Begin Task input

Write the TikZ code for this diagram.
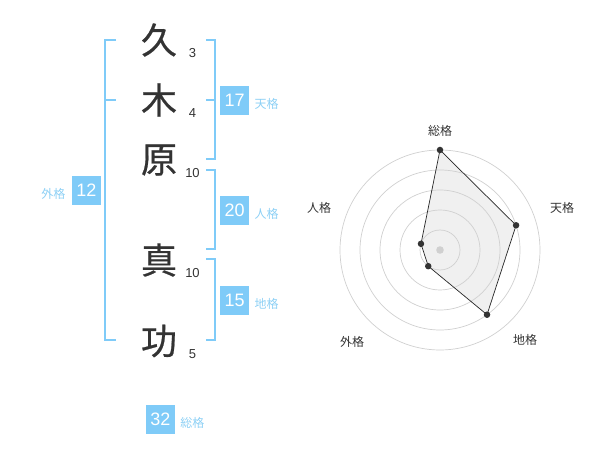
\documentclass[tikz,border=0pt]{standalone}
\usepackage{fontspec}
\setmainfont{Liberation Sans}
\newfontfamily\jp{Noto Sans CJK JP}
\newfontfamily\jpk[FakeBold=0.6]{Noto Sans CJK JP}
\usepackage{xcolor}
\usetikzlibrary{positioning,calc}

\definecolor{skyb}{HTML}{7FCBF8}
\definecolor{skyl}{HTML}{8DD0F5}
\definecolor{ink}{HTML}{333333}
\definecolor{ringc}{HTML}{D0D0D0}
\definecolor{fillg}{HTML}{F0F0F0}

\tikzset{
    kanji/.style={font=\jpk\fontsize{36}{36}\selectfont, text=ink, inner sep=0pt},
    stroke/.style={font=\fontsize{13}{13}\selectfont, text=ink, inner sep=0pt},
    valbox/.style={fill=skyb, text=white, minimum size=29pt, inner sep=0pt, font=\fontsize{18}{18}\selectfont},
    kaku/.style={text=skyl, font=\jp\fontsize{12}{12}\selectfont, inner sep=0pt},
    bracket/.style={draw=skyb, line width=1.6pt},
    ring/.style={draw=ringc, line width=0.7pt},
    axislbl/.style={font=\jp\fontsize{12}{12}\selectfont, text=ink, inner sep=0pt},
    dot/.style={circle, fill=ink, inner sep=0pt, minimum size=6.5pt}
}

\begin{document}
\begin{tikzpicture}[x=1pt,y=-1pt]
    \useasboundingbox (0,0) rectangle (600,470);

    % Name and stroke counts
    \foreach \y/\ch/\n/\name in {40/久/3/a, 100/木/4/b, 160/原/10/c, 260/真/10/d, 341/功/5/e}
    {
        \node[kanji] (k-\name) at (159,\y) {\ch};
        \node[stroke] (s-\name) at (192.5,\y+13) {\n};
    }

    % Brackets
    \draw[bracket] (116,40) -- (105,40) -- (105,340) -- (116,340);
    \draw[bracket] (105,100) -- (116,100);
    \draw[bracket] (206,40) -- (215,40) -- (215,159) -- (206,159);
    \draw[bracket] (206,100) -- (215,100);
    \draw[bracket] (206,170) -- (215,170) -- (215,249) -- (206,249);
    \draw[bracket] (206,259) -- (215,259) -- (215,340) -- (206,340);

    % Totals
    \foreach \x/\y/\v/\lbl/\name in {234.7/100.5/17/天格/ten, 234.7/210.5/20/人格/jin, 234.7/300.5/15/地格/chi, 160.5/419.5/32/総格/sou}
    {
        \node[valbox] (v-\name) at (\x,\y) {\v};
        \node[kaku, right=5pt of v-\name, yshift=-3.5pt] (t-\name) {\lbl};
    }
    \node[valbox] (v-gai) at (86.3,190.5) {12};
    \node[kaku, left=6pt of v-gai, yshift=-3.5pt] (t-gai) {外格};

    % Radar chart
    \begin{scope}[shift={(440,250)}, y=1pt]
        \foreach \a/\r/\name in {90/100/sou, 18/80/ten, -54/80/chi, -126/20/gai, 162/20/jin}
            \coordinate (p-\name) at (\a:\r);
        \fill[fillg] (p-sou) -- (p-ten) -- (p-chi) -- (p-gai) -- (p-jin) -- cycle;
        \foreach \r in {20,40,...,100}
            \draw[ring] (0,0) circle (\r);
        \fill[ringc] (0,0) circle (3.8);
        \draw[draw=black!85, line width=0.7pt]
            (p-sou) -- (p-ten) -- (p-chi) -- (p-gai) -- (p-jin) -- cycle;
        \foreach \name in {sou,ten,chi,gai,jin}
            \node[dot] (d-\name) at (p-\name) {};
        \foreach \x/\y/\lbl/\name in {0/119/総格/sou, 122/42/天格/ten, 85/-90/地格/chi, -88/-92/外格/gai, -121/42/人格/jin}
            \node[axislbl] (l-\name) at (\x,\y) {\lbl};
    \end{scope}
\end{tikzpicture}
\end{document}
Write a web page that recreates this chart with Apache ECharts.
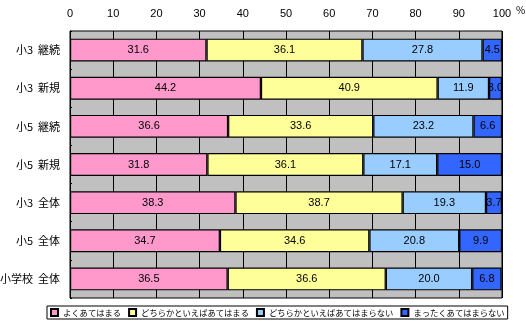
<!DOCTYPE html>
<html><head><meta charset="utf-8">
<script src="https://cdn.jsdelivr.net/npm/echarts@6/dist/echarts.min.js"></script>
<style>html,body{margin:0;padding:0;background:#fff}#c{width:526px;height:324px}</style>
</head><body><div id="c"></div>
<script>
const categories = ["小3  継続", "小3  新規", "小5  継続", "小5  新規", "小3  全体", "小5  全体", "小学校  全体"];
const seriesNames = ["よくあてはまる", "どちらかといえばあてはまる", "どちらかといえばあてはまらない", "まったくあてはまらない"];
const s1 = [31.6, 44.2, 36.6, 31.8, 38.3, 34.7, 36.5];
const s2 = [36.1, 40.9, 33.6, 36.1, 38.7, 34.6, 36.6];
const s3 = [27.8, 11.9, 23.2, 17.1, 19.3, 20.8, 20.0];
const s4 = [4.5, 3.0, 6.6, 15.0, 3.7, 9.9, 6.8];
const colors = ["#FF99CC", "#FFFF99", "#99CCFF", "#3366FF"];
const allData = [s1, s2, s3, s4];
const font = '"Noto Sans CJK JP", sans-serif';
const numFont = '"Liberation Sans", Arial, sans-serif';

const chart = echarts.init(document.getElementById('c'));
chart.setOption({
  animation: false,
  backgroundColor: '#fff',
  title: { text: '%', left: 511, top: 0, textStyle: { fontSize: 10, fontWeight: 'normal', color: '#000', fontFamily: font } },
  grid: { left: 70, right: 24, top: 31, bottom: 26, outerBoundsMode: 'none', containLabel: false,
    show: true, backgroundColor: '#C0C0C0', borderColor: '#000', borderWidth: 1 },
  legend: {
    data: seriesNames, left: 47, top: 306, width: 520, orient: 'horizontal',
    icon: 'rect', itemWidth: 7, itemHeight: 7, itemGap: 7,
    borderColor: '#000', borderWidth: 1, padding: [2, 3, 2, 3],
    textStyle: { fontSize: 8.3, color: '#000', fontFamily: font }
  },
  xAxis: {
    type: 'value', position: 'top', min: 0, max: 100, interval: 10,
    axisLine: { show: false }, axisTick: { show: false },
    axisLabel: { color: '#000', fontSize: 11, fontFamily: numFont, margin: 12 },
    splitLine: { show: true, lineStyle: { color: '#000', width: 1 } }
  },
  yAxis: {
    type: 'category', data: categories, inverse: true,
    axisLine: { show: true, lineStyle: { color: '#000', width: 1 } },
    axisTick: { show: true, length: 2, inside: true, lineStyle: { color: '#000' } },
    axisLabel: { color: '#000', fontSize: 11, fontFamily: font, margin: 10 }
  },
  series: allData.map((d, i) => ({
    name: seriesNames[i], type: 'bar', stack: 'total', data: d,
    barCategoryGap: '40%',
    itemStyle: { color: colors[i], borderColor: '#000', borderWidth: 1.2 },
    label: { show: true, position: 'inside', color: '#000', fontSize: 11, fontFamily: numFont,
      formatter: p => p.value.toFixed(1) }
  }))
});
</script></body></html>
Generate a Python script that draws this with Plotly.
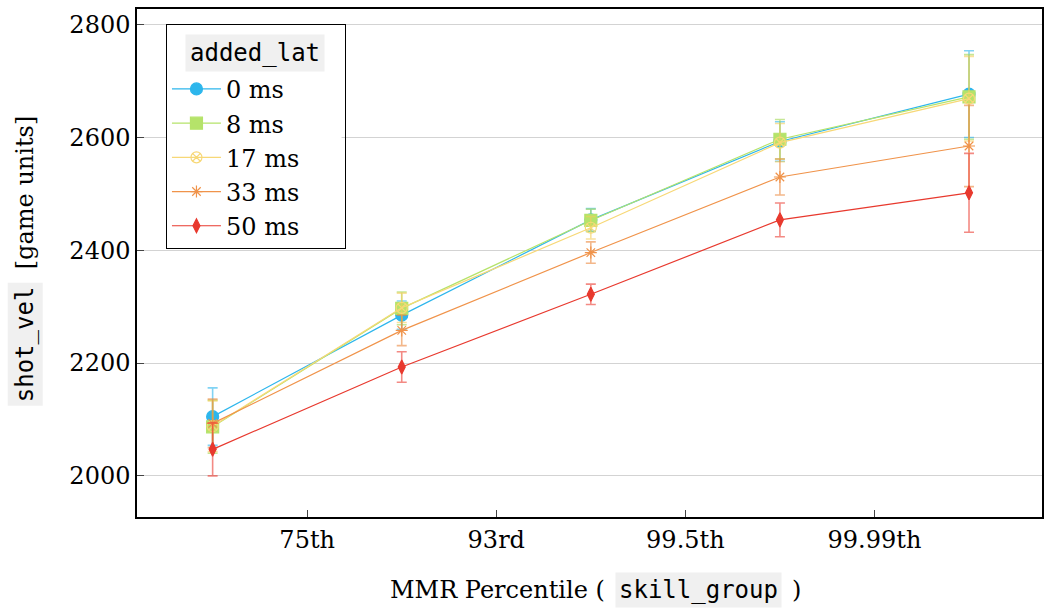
import plotly.graph_objects as go

# ---- data ----
x_pos = [0, 1, 2, 3, 4]
tick_vals = [0.5, 1.5, 2.5, 3.5]
tick_text = ["75th", "93rd", "99.5th", "99.99th"]

series_names = ["0 ms", "8 ms", "17 ms", "33 ms", "50 ms"]
lat0 = [2105, 2285, 2454, 2593, 2677]
lat8 = [2087, 2297, 2453, 2597, 2672]
lat17 = [2088, 2298, 2440, 2591, 2669]
lat33 = [2093, 2258, 2396, 2530, 2585]
lat50 = [2047, 2193, 2322, 2454, 2502]

err0 = [51, 25, 20, 35, 77]
err8 = [47, 29, 20, 35, 75]
err17 = [45, 26, 20, 34, 75]
err33 = [43, 27, 19, 32, 72]
err50 = [47, 27, 18, 30, 70]

means = [lat0, lat8, lat17, lat33, lat50]
errs = [err0, err8, err17, err33, err50]

colors = ["#2db6ec", "#b5e36a", "#f7d877", "#f0934a", "#e8392e"]
err_colors = ["rgba(45,182,236,0.6)", "rgba(160,215,80,0.6)", "rgba(245,205,90,0.6)",
              "rgba(235,135,60,0.6)", "rgba(235,60,50,0.6)"]
symbols = ["circle", "square", "circle-x-open", "asterisk-open", "diamond-tall"]
sizes = [12, 12, 11, 10, 10]

SERIF = "DejaVu Serif"
MONO = "DejaVu Sans Mono"

fig = go.Figure()
for name, y, e, c, ec, s, sz in zip(series_names, means, errs, colors, err_colors, symbols, sizes):
    fig.add_trace(go.Scatter(
        x=x_pos, y=y, name=name, mode="lines+markers",
        line=dict(color=c, width=1.2),
        marker=dict(symbol=s, size=sz, color=c, line=dict(color=c, width=1.2)),
        error_y=dict(type="data", array=e, visible=True, color=ec, thickness=1.6, width=5),
    ))

fig.update_layout(
    width=1044, height=610,
    margin=dict(l=137, r=0, t=9, b=93),
    plot_bgcolor="white", paper_bgcolor="white",
    font=dict(family=SERIF, size=24, color="black"),
    showlegend=True,
    legend=dict(
        x=0.032, y=0.97, xanchor="left", yanchor="top",
        bgcolor="rgba(0,0,0,0)", bordercolor="black", borderwidth=1,
        font=dict(family=SERIF, size=24),
        title=dict(text="\u00a0" * 9, font=dict(family=MONO, size=32)),
        itemwidth=49,
        tracegroupgap=0,
    ),
)

fig.update_xaxes(
    range=[-0.4, 4.386], tickmode="array", tickvals=tick_vals, ticktext=tick_text,
    ticks="inside", ticklen=7, tickcolor="#444", showgrid=False, zeroline=False,
    showline=True, linecolor="black", linewidth=1.5, mirror=True,
    tickfont=dict(family=SERIF, size=24),
)
fig.update_yaxes(
    range=[1927, 2828], tickvals=[2000, 2200, 2400, 2600, 2800],
    ticks="inside", ticklen=7, tickcolor="#444", showgrid=True, gridcolor="#d3d3d3",
    gridwidth=1, zeroline=False, showline=True, linecolor="black", linewidth=1.5, mirror=True,
    tickfont=dict(family=SERIF, size=24),
)

# white fill behind legend (legend itself is transparent)
fig.add_shape(type="rect", xref="paper", yref="paper", layer="above",
              x0=0.033, x1=0.226, y0=0.53, y1=0.968,
              fillcolor="white", line=dict(width=0))

# legend title with grey background
fig.add_annotation(text="added_lat", xref="paper", yref="paper", x=0.130, y=0.913,
                   showarrow=False, font=dict(family=MONO, size=24, color="black"),
                   bgcolor="#f0f0f0", borderpad=4, xanchor="center", yanchor="middle")

# x-axis title
fig.add_annotation(text="MMR Percentile (", xref="paper", yref="paper", x=(608 - 137) / 907, y=-0.1437,
                   showarrow=False, font=dict(family=SERIF, size=24), xanchor="right", yanchor="middle")
fig.add_annotation(text="skill_group", xref="paper", yref="paper", x=(700 - 137) / 907, y=-0.1437,
                   showarrow=False, font=dict(family=MONO, size=24), bgcolor="#f0f0f0", borderpad=3,
                   xanchor="center", yanchor="middle")
fig.add_annotation(text=")", xref="paper", yref="paper", x=(791 - 137) / 907, y=-0.1437,
                   showarrow=False, font=dict(family=SERIF, size=24), xanchor="left", yanchor="middle")

# y-axis title
fig.add_annotation(text="shot_vel", xref="paper", yref="paper", x=(25 - 137) / 907, y=(517 - 344) / 508,
                   showarrow=False, textangle=-90, font=dict(family=MONO, size=24),
                   bgcolor="#f0f0f0", borderpad=3, xanchor="center", yanchor="middle")
fig.add_annotation(text="[game units]", xref="paper", yref="paper", x=(25 - 137) / 907, y=(517 - 192) / 508,
                   showarrow=False, textangle=-90, font=dict(family=SERIF, size=24),
                   xanchor="center", yanchor="middle")

fig.write_html("out.html")
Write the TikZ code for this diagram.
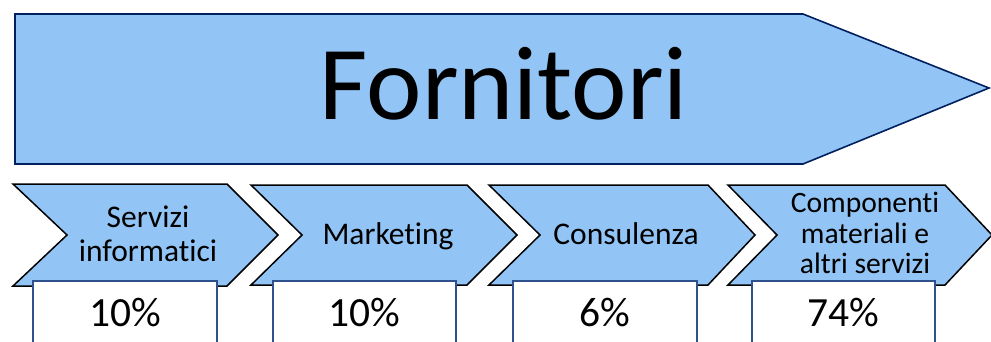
\documentclass[tikz,border=0pt]{standalone}
\usepackage{fontspec}
\setmainfont[Ligatures=CommonOff]{Carlito}
\definecolor{azure}{RGB}{146,197,245}
\definecolor{navy}{RGB}{0,32,96}
\definecolor{steel}{RGB}{47,82,143}
\tikzset{
  bigarrow/.style = {draw=navy,fill=azure,line width=1.6pt,line join=miter},
  chevron/.style = {draw=black,fill=azure,line width=1.5pt,line join=miter},
  pctbox/.style = {draw=steel,fill=white,line width=1.5pt},
  title/.style = {inner sep=0pt,font=\fontsize{105}{105}\selectfont},
  label/.style = {inner sep=0pt,align=center,font=\fontsize{31.5}{34.5}\selectfont},
  pct/.style = {inner sep=0pt,font=\fontsize{41.5}{41.5}\selectfont}
}

\begin{document}
\begin{tikzpicture}[x=1pt,y=-1pt]
  \useasboundingbox (0,0) rectangle (991,341);
  % big arrow
  \draw[bigarrow] (15,14) -- (803,14) -- (989,88) -- (803,164) -- (15,164) -- cycle;
  \node[title,anchor=base] (forn) at (504,119) {Fornitori};
  % chevrons
  \draw[chevron] (13,184) -- (227,184) -- (278,235) -- (227,286) -- (13,286) -- (67,235) -- cycle;
  \draw[chevron] (251,185) -- (467,185) -- (517,235) -- (467,285) -- (251,285) -- (302,235) -- cycle;
  \draw[chevron] (489,185) -- (708,185) -- (755,235) -- (708,285) -- (489,285) -- (540,235) -- cycle;
  \draw[chevron] (728,185) -- (945,185) -- (992,235) -- (945,285) -- (728,285) -- (777,235) -- cycle;
  \node[label] (serv) at (148,234) {Servizi\\informatici};
  \node[label,anchor=base] (mark) at (388,244) {Marketing};
  \node[label,anchor=base] (cons) at (626,244) {Consulenza};
  \node[label,font=\fontsize{29.6}{30.5}\selectfont] (comp) at (865,233) {Componenti\\materiali e\\altri servizi};
  % percentages
  \draw[pctbox] (33,281) rectangle (217,350);
  \draw[pctbox] (273,281) rectangle (456,350);
  \draw[pctbox] (513,281) rectangle (697,350);
  \draw[pctbox] (752,281) rectangle (935,350);
  \node[pct,anchor=base] (p1) at (125,326) {10\%};
  \node[pct,anchor=base] (p2) at (364.5,326) {10\%};
  \node[pct,anchor=base] (p3) at (605,326) {6\%};
  \node[pct,anchor=base] (p4) at (843.5,326) {74\%};
\end{tikzpicture}
\end{document}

End Task input

From the listing above, find the number of lines with the word "that" in them. Answer with the number only.

2